Past Exhibition

Power Station

Shiseido Gallery will host Malaysian artist Simryn Gill's first solo show in Tokyo. Gill, who currently resides in Sydney, has exhibited at international exhibitions such as "TransCulture" (official supporting program at the 46th Venice Biennale, Venice; Naoshima Contemporary Art, 1995), the traveling exhibition "Cities on the Move" (1997), Berlin Biennale for Contemporary Art (2001) and The Biennale of Sydney (2002). Her works have attracted audiences in various cities such as Sydney, Kuala Lumpur, London and Helsinki.
With her previous works, Gill has employed objects that she found on the streets as well as those she obtained by carefully combing the beaches. This act of collecting has been central to her practice - she calls the outcome "object works " - along with photographs, which she has been increasingly producing in recent years. "Power Station," which will make its first appearance at Shiseido Gallery, will be a combination of objects and photographs.

With "Power Station," Gill has photographed two different but neighboring buildings in her hometown Port Dickson in Malaysia; an old power plant and an old residence where she spent her childhood days.
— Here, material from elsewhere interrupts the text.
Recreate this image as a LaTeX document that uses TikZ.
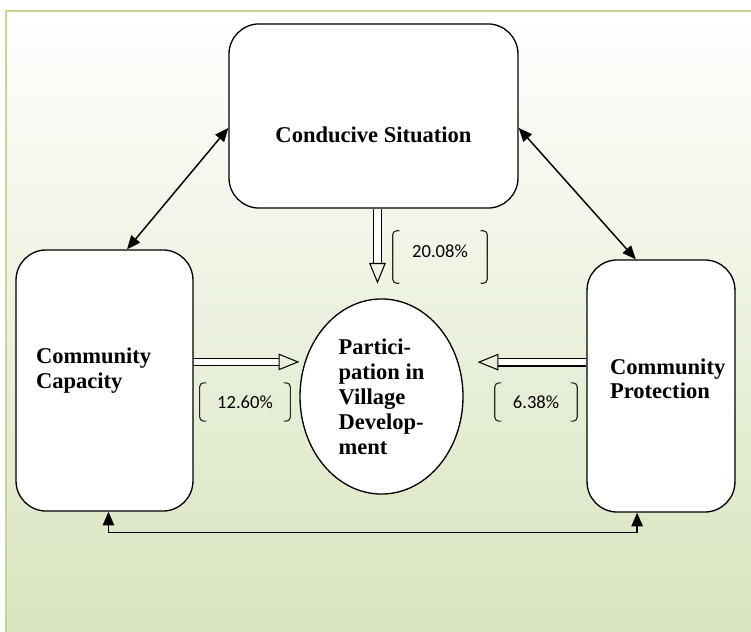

These two constructions, though decidedly different in terms of appearance, scale and function, are situated in surprising proximity to each other even to this day. Gill's photographs capture the interiors of the power plant in color and the house in monochrome, which are placed in pairs across two adjacent walls, in accordance with either visual or functional similarity (for example, the water purification chamber against the kitchen, and the turbine room against the bedroom). The symmetrical construct of the display enables viewers to compare the buildings that have quietly observed and contained time in their respective ways.
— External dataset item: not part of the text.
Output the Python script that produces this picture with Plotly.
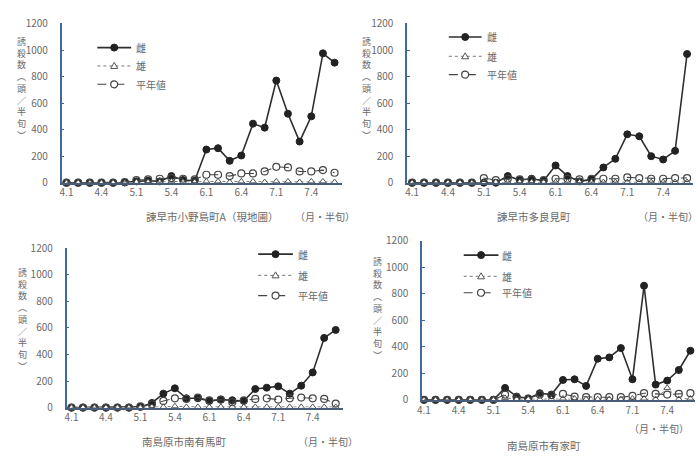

For nearly forty years, the power plant and house have maintained a relationship of curious coexistence. Together they face the same beach, where Gill frequents to collect things that have been washed up onshore. The collection amassed over the years include natural materials such as wood pieces, shells and animal bones, as well as man-made products such as plastic, glass and metal parts. Tossed about in rolling waves and sand, these objects have softened both in form and color. And thus, no longer do they appear like individual objects of varying provenance, but rather as equal elements within this landscape. The objects, which have accumulated time in themselves like the two buildings, will be displayed on the gallery floor.